Circle II Circle chronology
| All That Remains EP (2005) | The Middle of Nowhere (2005) | Burden of Truth (2006) |

= The Middle of Nowhere (Circle II Circle album) =

The Middle of Nowhere is a 2005 release by American heavy metal band Circle II Circle. It was the band's second studio release, but the first featuring the new band assembled after Stevens fired the original band in 2003. Like the band's first record, it features guest appearances and writing credits for Stevens's former Savatage bandmates, Jon Oliva and Chris Caffery. The Japanese edition of the album features three bonus tracks. One track was a live performance of the title track from the band's previous release, Watching in Silence. The other two tracks were previously released on the All That Remains EP.

Professional ratings
Review scores
| Source | Rating |
| AllMusic | Star |

== Track listing ==
All songs on this album are within the five-minute song length.
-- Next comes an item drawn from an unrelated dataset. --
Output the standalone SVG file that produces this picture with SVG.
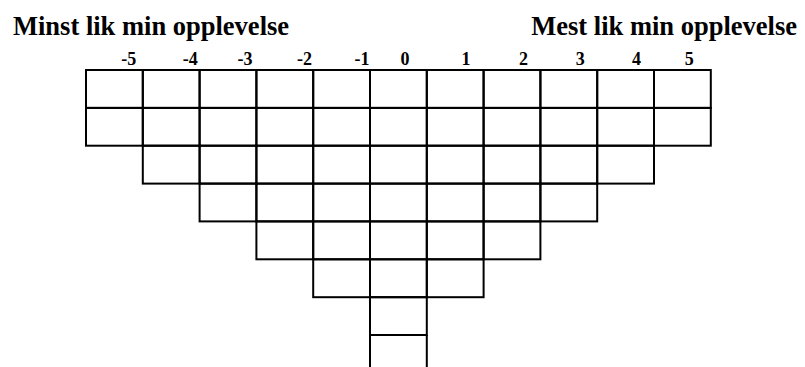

1. "In This Life" (Bernd Aufferman, Stevens) – 5:42
2. "All That Remains" (Oliva, Stevens) – 5:12
3. "Open Season" (Caffery, Stevens) – 5:45
4. "Holding On" (Oliva, Stevens) – 5:45
5. "Cynical Ride" (Caffery, Stevens) – 5:33
6. "Hollow" (Oliva, Stevens) – 5:00
7. "Psycho Motor" (Oliva, Stevens) – 5:15
8. "Faces in the Dark" (Caffery, Stevens) – 5:33
9. "The Middle of Nowhere" (Oliva, Stevens) – 5:35
10. "Lost" (Aufferman, Stevens) – 5:05
11. "Watching in Silence" (Live) – 4:36 (Digipak and Japan bonus track)
12. "Strung Out" (Japan bonus track) – 5:24
13. "Shadows" (Japan bonus track) – 4:50

== Personnel ==
- Zachary Stevens – lead vocals, keyboards
- Evan Christopher – guitars, backing vocals
- Andrew Lee – guitars, backing vocals
- Mitch Stewart – bass, backing vocals
- Tom Drennan – drums, backing vocals

=== Production ===
- Recorded at Morrisound Studios in Tampa Bay, Florida, 2004–2005
- Executive producer: Dan Campbell
- Producer: Zachary Stevens
- Co-produced and engineered by Jim Morris
- Mixed and mastered: Morris / Stevens / Campbell
- Cover concept: Campbell / Stevens
- Design and artwork: Dan Campbell / Thomas Ewerhard
- Management: Dan Campbell / Global Artists Inc.